◆ What is expected: Leave out the pictures and set down exactly the lines from the start of the listing through the one with "import seaborn as sns", both included.

───── Material

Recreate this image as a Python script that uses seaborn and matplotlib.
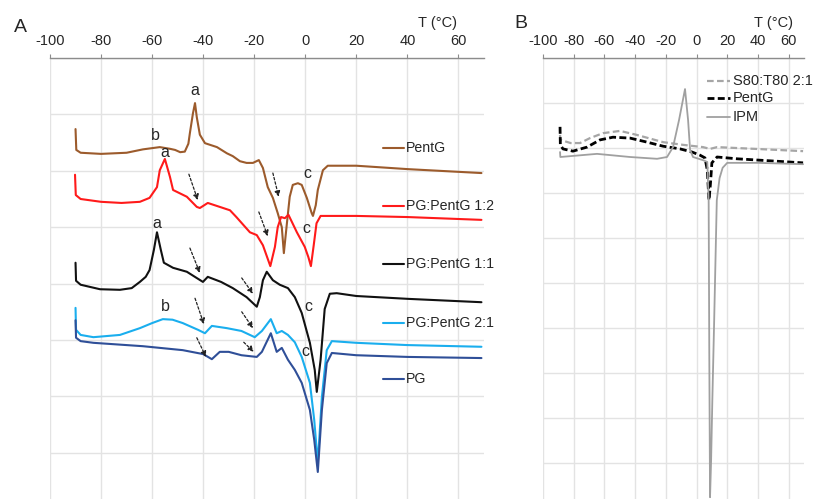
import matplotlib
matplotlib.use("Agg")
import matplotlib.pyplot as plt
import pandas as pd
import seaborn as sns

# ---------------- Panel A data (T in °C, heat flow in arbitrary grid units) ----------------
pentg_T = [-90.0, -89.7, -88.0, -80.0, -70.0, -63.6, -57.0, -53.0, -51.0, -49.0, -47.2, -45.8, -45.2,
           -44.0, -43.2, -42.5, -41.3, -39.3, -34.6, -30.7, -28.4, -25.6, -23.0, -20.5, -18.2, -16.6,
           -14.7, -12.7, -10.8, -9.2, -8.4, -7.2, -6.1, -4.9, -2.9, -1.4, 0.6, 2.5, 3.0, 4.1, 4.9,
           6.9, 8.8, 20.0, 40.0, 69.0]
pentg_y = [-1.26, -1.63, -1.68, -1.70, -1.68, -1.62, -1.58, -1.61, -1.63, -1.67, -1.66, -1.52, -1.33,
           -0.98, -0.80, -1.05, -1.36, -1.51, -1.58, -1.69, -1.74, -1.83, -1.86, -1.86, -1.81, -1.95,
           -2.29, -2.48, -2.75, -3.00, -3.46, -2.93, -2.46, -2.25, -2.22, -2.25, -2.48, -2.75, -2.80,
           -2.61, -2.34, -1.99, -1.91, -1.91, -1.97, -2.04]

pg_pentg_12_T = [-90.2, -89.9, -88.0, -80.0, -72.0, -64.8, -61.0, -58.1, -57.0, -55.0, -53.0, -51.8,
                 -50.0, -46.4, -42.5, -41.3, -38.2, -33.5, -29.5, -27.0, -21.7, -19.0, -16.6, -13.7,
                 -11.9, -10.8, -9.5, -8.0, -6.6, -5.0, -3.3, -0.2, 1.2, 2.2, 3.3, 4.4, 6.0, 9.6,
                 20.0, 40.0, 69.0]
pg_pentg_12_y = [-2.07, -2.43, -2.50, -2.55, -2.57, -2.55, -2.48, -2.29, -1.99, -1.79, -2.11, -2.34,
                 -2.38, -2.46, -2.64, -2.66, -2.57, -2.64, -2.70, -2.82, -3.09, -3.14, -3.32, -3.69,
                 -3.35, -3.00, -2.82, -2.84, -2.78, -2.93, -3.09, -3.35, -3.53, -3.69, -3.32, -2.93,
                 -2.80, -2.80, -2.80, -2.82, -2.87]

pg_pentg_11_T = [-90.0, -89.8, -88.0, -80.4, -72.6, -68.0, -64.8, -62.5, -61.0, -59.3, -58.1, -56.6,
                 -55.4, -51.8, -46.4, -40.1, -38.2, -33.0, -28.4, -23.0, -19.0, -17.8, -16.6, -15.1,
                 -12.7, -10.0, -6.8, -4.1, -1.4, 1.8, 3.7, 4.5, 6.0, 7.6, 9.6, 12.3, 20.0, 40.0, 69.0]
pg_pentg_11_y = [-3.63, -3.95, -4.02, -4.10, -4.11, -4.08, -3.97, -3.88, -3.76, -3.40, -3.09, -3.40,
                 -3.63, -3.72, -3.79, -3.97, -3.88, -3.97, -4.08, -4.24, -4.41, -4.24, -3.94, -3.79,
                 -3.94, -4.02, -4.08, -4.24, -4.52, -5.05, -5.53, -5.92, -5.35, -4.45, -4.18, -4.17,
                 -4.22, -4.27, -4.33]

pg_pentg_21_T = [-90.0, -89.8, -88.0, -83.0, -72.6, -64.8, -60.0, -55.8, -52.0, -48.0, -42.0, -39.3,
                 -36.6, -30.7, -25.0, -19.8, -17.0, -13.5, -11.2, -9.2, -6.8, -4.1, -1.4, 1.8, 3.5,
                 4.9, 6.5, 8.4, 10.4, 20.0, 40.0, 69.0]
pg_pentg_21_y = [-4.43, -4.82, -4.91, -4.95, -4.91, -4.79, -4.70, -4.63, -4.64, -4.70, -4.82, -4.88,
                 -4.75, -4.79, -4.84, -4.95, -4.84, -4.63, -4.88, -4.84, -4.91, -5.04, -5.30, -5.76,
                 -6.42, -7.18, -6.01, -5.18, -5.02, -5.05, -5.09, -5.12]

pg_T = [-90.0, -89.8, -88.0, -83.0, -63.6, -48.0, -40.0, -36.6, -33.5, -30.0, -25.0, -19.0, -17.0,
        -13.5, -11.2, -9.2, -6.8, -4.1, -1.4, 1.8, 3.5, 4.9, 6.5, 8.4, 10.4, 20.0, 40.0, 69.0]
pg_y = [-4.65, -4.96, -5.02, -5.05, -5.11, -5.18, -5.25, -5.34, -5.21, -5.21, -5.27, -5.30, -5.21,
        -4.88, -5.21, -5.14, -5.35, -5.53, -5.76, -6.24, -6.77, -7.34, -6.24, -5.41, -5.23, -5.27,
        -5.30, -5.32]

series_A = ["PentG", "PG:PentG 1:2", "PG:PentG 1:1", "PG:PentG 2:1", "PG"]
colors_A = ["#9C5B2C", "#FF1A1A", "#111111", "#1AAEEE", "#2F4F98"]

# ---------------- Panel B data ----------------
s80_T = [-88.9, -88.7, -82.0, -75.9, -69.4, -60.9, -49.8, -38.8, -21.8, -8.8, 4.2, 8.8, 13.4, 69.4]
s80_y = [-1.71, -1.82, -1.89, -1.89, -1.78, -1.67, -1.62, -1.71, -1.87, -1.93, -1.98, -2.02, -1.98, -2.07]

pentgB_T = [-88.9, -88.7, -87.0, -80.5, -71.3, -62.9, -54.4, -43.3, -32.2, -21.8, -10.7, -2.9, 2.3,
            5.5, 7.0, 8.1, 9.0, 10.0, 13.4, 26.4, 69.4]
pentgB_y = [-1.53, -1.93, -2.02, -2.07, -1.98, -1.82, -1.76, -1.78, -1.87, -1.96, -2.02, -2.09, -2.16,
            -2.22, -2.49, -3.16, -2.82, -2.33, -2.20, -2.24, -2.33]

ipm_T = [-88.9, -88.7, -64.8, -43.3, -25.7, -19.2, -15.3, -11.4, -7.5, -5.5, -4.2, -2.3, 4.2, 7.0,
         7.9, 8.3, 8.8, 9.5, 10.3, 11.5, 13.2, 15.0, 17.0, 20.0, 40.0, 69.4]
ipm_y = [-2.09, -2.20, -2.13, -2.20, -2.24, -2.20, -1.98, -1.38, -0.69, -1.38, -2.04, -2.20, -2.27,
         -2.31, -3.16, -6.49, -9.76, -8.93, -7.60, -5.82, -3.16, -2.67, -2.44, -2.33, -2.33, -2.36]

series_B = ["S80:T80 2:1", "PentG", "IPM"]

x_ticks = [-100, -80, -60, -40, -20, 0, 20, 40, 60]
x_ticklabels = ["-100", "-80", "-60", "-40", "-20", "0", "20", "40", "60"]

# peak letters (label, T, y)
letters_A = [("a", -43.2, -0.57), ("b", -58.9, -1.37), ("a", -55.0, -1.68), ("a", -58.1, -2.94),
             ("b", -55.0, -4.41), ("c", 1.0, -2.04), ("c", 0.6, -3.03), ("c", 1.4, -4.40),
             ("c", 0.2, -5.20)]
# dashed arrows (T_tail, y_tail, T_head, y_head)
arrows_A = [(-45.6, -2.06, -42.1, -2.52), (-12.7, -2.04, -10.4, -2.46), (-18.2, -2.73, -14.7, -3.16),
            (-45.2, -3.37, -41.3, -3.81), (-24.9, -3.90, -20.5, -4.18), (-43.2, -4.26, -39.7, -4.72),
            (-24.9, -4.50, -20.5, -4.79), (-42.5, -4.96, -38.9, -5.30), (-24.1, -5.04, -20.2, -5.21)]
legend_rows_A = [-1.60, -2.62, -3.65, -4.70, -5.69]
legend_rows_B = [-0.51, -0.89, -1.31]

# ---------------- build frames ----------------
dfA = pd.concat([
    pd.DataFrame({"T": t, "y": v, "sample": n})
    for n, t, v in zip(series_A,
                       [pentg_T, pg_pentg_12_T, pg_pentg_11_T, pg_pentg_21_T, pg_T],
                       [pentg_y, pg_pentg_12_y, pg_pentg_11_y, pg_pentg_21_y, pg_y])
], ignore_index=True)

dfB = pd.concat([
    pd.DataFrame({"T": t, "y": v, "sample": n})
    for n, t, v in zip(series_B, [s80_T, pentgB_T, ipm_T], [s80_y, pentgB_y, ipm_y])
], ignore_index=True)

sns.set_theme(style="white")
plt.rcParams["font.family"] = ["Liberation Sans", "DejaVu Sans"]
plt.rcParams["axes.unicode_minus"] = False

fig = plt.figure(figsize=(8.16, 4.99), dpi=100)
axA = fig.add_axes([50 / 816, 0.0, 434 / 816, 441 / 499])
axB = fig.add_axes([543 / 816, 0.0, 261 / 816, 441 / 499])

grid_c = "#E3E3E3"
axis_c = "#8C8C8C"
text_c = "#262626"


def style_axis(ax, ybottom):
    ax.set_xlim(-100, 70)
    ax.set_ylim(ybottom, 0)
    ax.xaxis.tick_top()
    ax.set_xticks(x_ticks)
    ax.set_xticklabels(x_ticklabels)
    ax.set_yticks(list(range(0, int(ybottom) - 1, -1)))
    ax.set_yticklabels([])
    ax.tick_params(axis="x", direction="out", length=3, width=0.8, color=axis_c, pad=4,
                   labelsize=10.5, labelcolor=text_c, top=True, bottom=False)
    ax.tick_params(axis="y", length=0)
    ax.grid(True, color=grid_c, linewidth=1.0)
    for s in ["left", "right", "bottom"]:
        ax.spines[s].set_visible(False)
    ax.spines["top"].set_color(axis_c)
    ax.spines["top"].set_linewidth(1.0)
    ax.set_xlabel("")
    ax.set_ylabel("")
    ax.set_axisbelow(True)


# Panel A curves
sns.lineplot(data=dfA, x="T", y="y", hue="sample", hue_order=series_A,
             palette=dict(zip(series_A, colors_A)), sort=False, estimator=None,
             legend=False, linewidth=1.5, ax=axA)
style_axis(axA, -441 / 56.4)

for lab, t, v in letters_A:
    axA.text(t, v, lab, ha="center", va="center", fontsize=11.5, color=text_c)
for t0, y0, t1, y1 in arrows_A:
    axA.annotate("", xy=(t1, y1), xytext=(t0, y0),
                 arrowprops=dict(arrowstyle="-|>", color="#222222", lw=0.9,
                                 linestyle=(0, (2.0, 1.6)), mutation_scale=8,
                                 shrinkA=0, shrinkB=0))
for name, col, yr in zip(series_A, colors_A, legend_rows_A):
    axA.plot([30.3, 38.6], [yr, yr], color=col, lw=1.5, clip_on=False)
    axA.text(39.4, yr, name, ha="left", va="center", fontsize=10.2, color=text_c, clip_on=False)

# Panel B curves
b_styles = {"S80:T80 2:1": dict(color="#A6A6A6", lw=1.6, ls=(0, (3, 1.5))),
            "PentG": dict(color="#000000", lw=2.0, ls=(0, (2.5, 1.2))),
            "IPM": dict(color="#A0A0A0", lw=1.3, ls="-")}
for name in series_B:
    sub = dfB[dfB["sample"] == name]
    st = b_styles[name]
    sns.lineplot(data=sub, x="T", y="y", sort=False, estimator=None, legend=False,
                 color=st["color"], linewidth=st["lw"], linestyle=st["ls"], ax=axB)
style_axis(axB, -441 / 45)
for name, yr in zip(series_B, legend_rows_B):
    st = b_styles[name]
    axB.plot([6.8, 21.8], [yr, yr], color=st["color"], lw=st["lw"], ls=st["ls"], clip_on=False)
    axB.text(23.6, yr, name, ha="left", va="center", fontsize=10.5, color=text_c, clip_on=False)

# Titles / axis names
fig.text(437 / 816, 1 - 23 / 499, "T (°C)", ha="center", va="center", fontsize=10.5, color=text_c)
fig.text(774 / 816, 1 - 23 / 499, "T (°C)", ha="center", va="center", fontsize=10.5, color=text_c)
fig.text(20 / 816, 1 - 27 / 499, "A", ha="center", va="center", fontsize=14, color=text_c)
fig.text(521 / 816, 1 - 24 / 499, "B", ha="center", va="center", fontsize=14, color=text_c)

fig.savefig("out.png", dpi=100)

──────────

◆ Correct output:
Recreate this image as a Python script that uses seaborn and matplotlib.
import matplotlib
matplotlib.use("Agg")
import matplotlib.pyplot as plt
import pandas as pd
import seaborn as sns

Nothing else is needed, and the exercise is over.